[WHAT YOU ARE ASKED TO DO]: Print, word for word, every line from the beginning of the listing up to and including the line with "290, 291, 292];". Pictures are to be excluded.

[RAW DATA]:
------------------------------------------------------------
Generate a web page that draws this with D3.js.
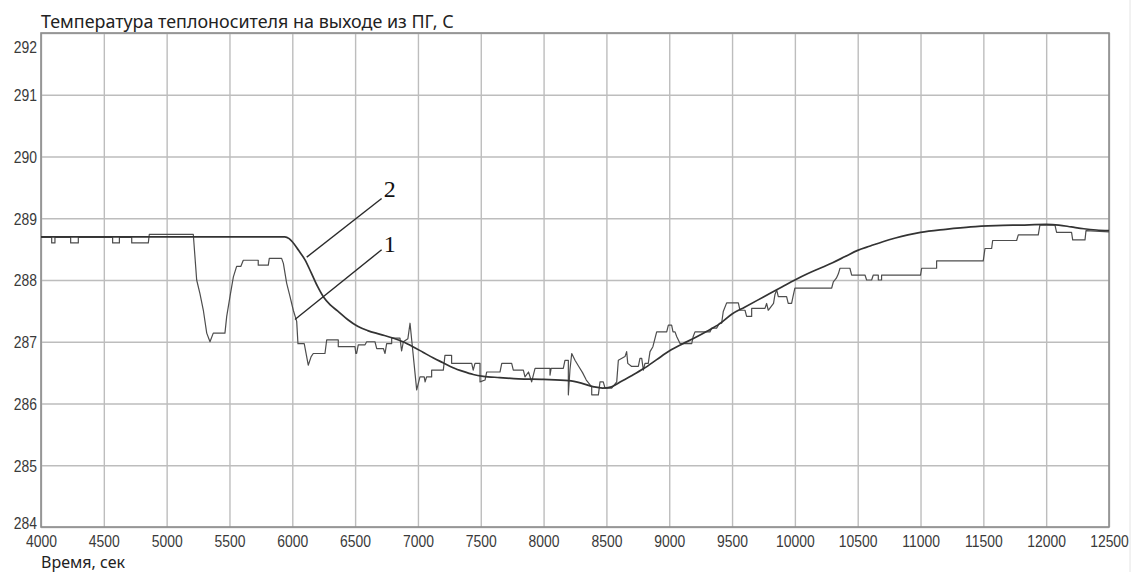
<!DOCTYPE html>
<html>
<head>
<meta charset="utf-8">
<script src="https://cdn.jsdelivr.net/npm/d3@7"></script>
<style>
  body { margin: 0; background: #fff; }
  svg { display: block; }
</style>
</head>
<body>
<svg id="chart" width="1137" height="572"></svg>
<script>
// ---------------- data ----------------
const titleText = "Температура теплоносителя на выходе из ПГ, С";
const xTitleText = "Время, сек";

const xTicks = [4000, 4500, 5000, 5500, 6000, 6500, 7000, 7500, 8000,
  8500, 9000, 9500, 10000, 10500, 11000, 11500, 12000, 12500];
const yTicks = [284, 285, 286, 287, 288, 289, 290, 291, 292];

// curve 1 - measured (stepped) temperature, [time s, temp C]
const measured = [
  [4000, 288.69], [4085, 288.69], [4085, 288.60], [4111, 288.60], [4111, 288.69],
  [4236, 288.69], [4236, 288.60], [4297, 288.60], [4297, 288.69],
  [4570, 288.69], [4570, 288.60], [4624, 288.60], [4624, 288.69],
  [4722, 288.69], [4722, 288.60], [4854, 288.60], [4862, 288.74],
  [5212, 288.74], [5239, 288.00], [5265, 287.78], [5292, 287.51], [5319, 287.14],
  [5345, 287.00], [5371, 287.14], [5464, 287.14], [5478, 287.41], [5504, 287.73],
  [5531, 288.05], [5557, 288.22], [5590, 288.22], [5610, 288.32], [5729, 288.32],
  [5729, 288.24], [5809, 288.24], [5817, 288.35], [5915, 288.35], [5929, 288.27],
  [5955, 287.95], [5982, 287.73], [6008, 287.51], [6035, 287.33], [6045, 286.97],
  [6095, 286.97], [6127, 286.62], [6150, 286.76], [6167, 286.81], [6260, 286.81],
  [6274, 287.03], [6366, 287.03], [6366, 286.92], [6499, 286.92], [6506, 286.81],
  [6512, 286.81], [6525, 286.95], [6579, 286.95], [6592, 287.00], [6658, 287.00],
  [6672, 286.89], [6725, 286.89], [6738, 286.81], [6751, 286.97], [6791, 286.97],
  [6791, 287.06], [6857, 287.06], [6870, 286.85], [6884, 287.00], [6920, 287.05],
  [6937, 287.30], [6990, 286.22], [7016, 286.43], [7050, 286.43], [7057, 286.35],
  [7069, 286.43], [7109, 286.43], [7109, 286.54], [7202, 286.54], [7215, 286.78],
  [7268, 286.78], [7268, 286.65], [7428, 286.65], [7440, 286.54], [7454, 286.65],
  [7494, 286.65], [7494, 286.35], [7534, 286.38], [7547, 286.51], [7653, 286.51],
  [7667, 286.65], [7746, 286.65], [7759, 286.54], [7839, 286.54], [7852, 286.43],
  [7880, 286.51], [7905, 286.35], [7932, 286.57], [8051, 286.57], [8051, 286.46],
  [8060, 286.57], [8157, 286.57], [8170, 286.70], [8197, 286.70], [8197, 286.14],
  [8210, 286.55], [8224, 286.81], [8250, 286.70], [8280, 286.60], [8310, 286.50],
  [8340, 286.38], [8383, 286.27], [8383, 286.14], [8436, 286.14], [8449, 286.35],
  [8475, 286.35], [8489, 286.25], [8542, 286.25], [8582, 286.35], [8595, 286.70],
  [8648, 286.76], [8661, 286.84], [8670, 286.65], [8701, 286.60], [8754, 286.60],
  [8767, 286.73], [8781, 286.73], [8794, 286.54], [8807, 286.65], [8833, 286.65],
  [8847, 286.84], [8870, 286.92], [8900, 287.16], [8980, 287.16], [8993, 287.27],
  [9019, 287.27], [9030, 287.16], [9046, 287.16], [9060, 287.08], [9086, 286.97],
  [9179, 286.97], [9190, 287.08], [9205, 287.16], [9324, 287.16], [9338, 287.22],
  [9377, 287.22], [9400, 287.30], [9417, 287.30], [9430, 287.49], [9457, 287.63],
  [9550, 287.63], [9563, 287.51], [9603, 287.51], [9616, 287.41], [9656, 287.41],
  [9656, 287.54], [9762, 287.54], [9775, 287.62], [9788, 287.51], [9830, 287.62],
  [9841, 287.76], [9855, 287.84], [9868, 287.73], [9934, 287.73], [9947, 287.62],
  [9974, 287.62], [9985, 287.73], [10000, 287.87], [10293, 287.87], [10306, 287.97],
  [10330, 288.03], [10346, 288.10], [10359, 288.19], [10438, 288.19], [10452, 288.08],
  [10558, 288.08], [10571, 288.00], [10611, 288.00], [10624, 288.08], [10664, 288.08],
  [10664, 288.00], [10690, 288.00], [10690, 288.08], [11000, 288.08], [11009, 288.19],
  [11128, 288.19], [11128, 288.31], [11499, 288.31], [11513, 288.51], [11566, 288.51],
  [11574, 288.64], [11765, 288.64], [11778, 288.73], [11937, 288.73], [11950, 288.89],
  [12070, 288.89], [12083, 288.77], [12202, 288.77], [12211, 288.65], [12309, 288.65],
  [12317, 288.80], [12500, 288.78]
];

// curve 2 - calculated (smooth) temperature
const calculated = [
  [4000, 288.70], [5940, 288.70], [5975, 288.67], [6000, 288.62], [6050, 288.48],
  [6100, 288.33], [6150, 288.12], [6200, 287.90], [6250, 287.72], [6300, 287.60],
  [6360, 287.50], [6440, 287.36], [6520, 287.25], [6600, 287.18], [6700, 287.12],
  [6800, 287.06], [6880, 287.00], [6960, 286.92], [7040, 286.83], [7120, 286.74],
  [7200, 286.66], [7280, 286.58], [7360, 286.52], [7440, 286.47], [7520, 286.44],
  [7650, 286.42], [7800, 286.40], [8000, 286.39], [8200, 286.37], [8300, 286.33],
  [8400, 286.27], [8470, 286.25], [8540, 286.27], [8620, 286.36], [8700, 286.45],
  [8800, 286.57], [8900, 286.71], [9000, 286.85], [9100, 286.96], [9200, 287.06],
  [9300, 287.17], [9400, 287.29], [9500, 287.45], [9600, 287.56], [9700, 287.67],
  [9800, 287.78], [9900, 287.89], [10000, 288.00], [10100, 288.10], [10200, 288.19],
  [10300, 288.28], [10400, 288.38], [10500, 288.48], [10600, 288.55], [10700, 288.62],
  [10800, 288.68], [10900, 288.73], [11000, 288.77], [11200, 288.82], [11400, 288.86],
  [11600, 288.88], [11800, 288.89], [12000, 288.90], [12100, 288.89], [12200, 288.86],
  [12300, 288.83], [12400, 288.81], [12500, 288.80]
];

// callout labels: point on curve -> end of leader line
const callouts = [
  { label: "2", at: [6115, 288.37], end: [6711, 289.32] },
  { label: "1", at: [6021, 287.36], end: [6711, 288.49] }
];

// ---------------- layout ----------------
const width = 1137, height = 572;
const margin = { top: 33, right: 28, bottom: 45, left: 41 };
const innerW = width - margin.left - margin.right;
const innerH = height - margin.top - margin.bottom;
const narrow = 0.82; // condense tick labels (narrow face look)

const svg = d3.select("#chart");
svg.append("rect").attr("width", width).attr("height", height).attr("fill", "#fff");

const x = d3.scaleLinear().domain([4000, 12500]).range([margin.left, margin.left + innerW]);
const y = d3.scaleLinear().domain([284, 292]).range([margin.top + innerH, margin.top]);

// faint page edge at the right
svg.append("line")
  .attr("x1", 1130).attr("x2", 1130).attr("y1", 0).attr("y2", height)
  .attr("stroke", "#e4e4e4").attr("stroke-width", 1);

// x axis + vertical grid
const gx = svg.append("g")
  .attr("transform", `translate(0,${margin.top + innerH})`)
  .call(d3.axisBottom(x).tickValues(xTicks).tickSize(-innerH).tickPadding(8).tickFormat(d3.format("d")));

// y axis + horizontal grid
const gy = svg.append("g")
  .attr("transform", `translate(${margin.left},0)`)
  .call(d3.axisLeft(y).tickValues(yTicks).tickSize(-innerW).tickPadding(4).tickFormat(d3.format("d")));

[gx, gy].forEach(g => {
  g.select(".domain").remove();
  g.selectAll(".tick line").attr("stroke", "#bdbdbd").attr("stroke-width", 1.4);
  g.selectAll(".tick text")
    .attr("fill", "#3a3a3a")
    .style("font-family", "'Liberation Sans', Arial, sans-serif")
    .style("font-size", "17px");
});

gx.selectAll(".tick text").attr("transform", `scale(${narrow},1)`);
gy.selectAll(".tick text")
  .attr("x", -4 / narrow)
  .attr("transform", `scale(${narrow},1)`)
  .attr("dy", d => d === 292 ? "1.15em" : d === 284 ? "0.1em" : "0.35em");

// plot border
svg.append("rect")
  .attr("x", margin.left).attr("y", margin.top)
  .attr("width", innerW).attr("height", innerH)
  .attr("fill", "none").attr("stroke", "#8c8c8c").attr("stroke-width", 1.6);

// ---------------- curves ----------------
const stepLine = d3.line().x(d => x(d[0])).y(d => y(d[1]));
const smoothLine = d3.line().x(d => x(d[0])).y(d => y(d[1])).curve(d3.curveMonotoneX);

svg.append("path")
  .datum(measured)
  .attr("d", stepLine)
  .attr("fill", "none")
  .attr("stroke", "#4d4d4d")
  .attr("stroke-width", 1.2)
  .attr("stroke-linejoin", "round");

svg.append("path")
  .datum(calculated)
  .attr("d", smoothLine)
  .attr("fill", "none")
  .attr("stroke", "#333")
  .attr("stroke-width", 1.7);

// callouts
callouts.forEach(c => {
  svg.append("line")
    .attr("x1", x(c.at[0])).attr("y1", y(c.at[1]))
    .attr("x2", x(c.end[0])).attr("y2", y(c.end[1]))
    .attr("stroke", "#2a2a2a").attr("stroke-width", 1.4);
  svg.append("text")
    .attr("x", x(c.end[0]) + 2)
    .attr("y", y(c.end[1]) + (c.label === "1" ? 2 : -1))
    .attr("fill", "#111")
    .style("font-family", "'Liberation Serif', 'Times New Roman', serif")
    .style("font-size", "24px")
    .text(c.label);
});

// titles
svg.append("text")
  .attr("x", margin.left).attr("y", 28)
  .attr("fill", "#222")
  .style("font-family", "'Noto Sans', 'Open Sans', sans-serif")
  .style("font-size", "17.9px")
  .text(titleText);

svg.append("text")
  .attr("x", margin.left).attr("y", 568)
  .attr("fill", "#222")
  .style("font-family", "'Noto Sans', 'Open Sans', sans-serif")
  .style("font-size", "16px")
  .text(xTitleText);
</script>
</body>
</html>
------------------------------------------------------------
[SOLUTION TO THE PROBLEM]:
Generate a web page that draws this with D3.js.
<!DOCTYPE html>
<html>
<head>
<meta charset="utf-8">
<script src="https://cdn.jsdelivr.net/npm/d3@7"></script>
<style>
  body { margin: 0; background: #fff; }
  svg { display: block; }
</style>
</head>
<body>
<svg id="chart" width="1137" height="572"></svg>
<script>
// ---------------- data ----------------
const titleText = "Температура теплоносителя на выходе из ПГ, С";
const xTitleText = "Время, сек";

const xTicks = [4000, 4500, 5000, 5500, 6000, 6500, 7000, 7500, 8000,
  8500, 9000, 9500, 10000, 10500, 11000, 11500, 12000, 12500];
const yTicks = [284, 285, 286, 287, 288, 289, 290, 291, 292];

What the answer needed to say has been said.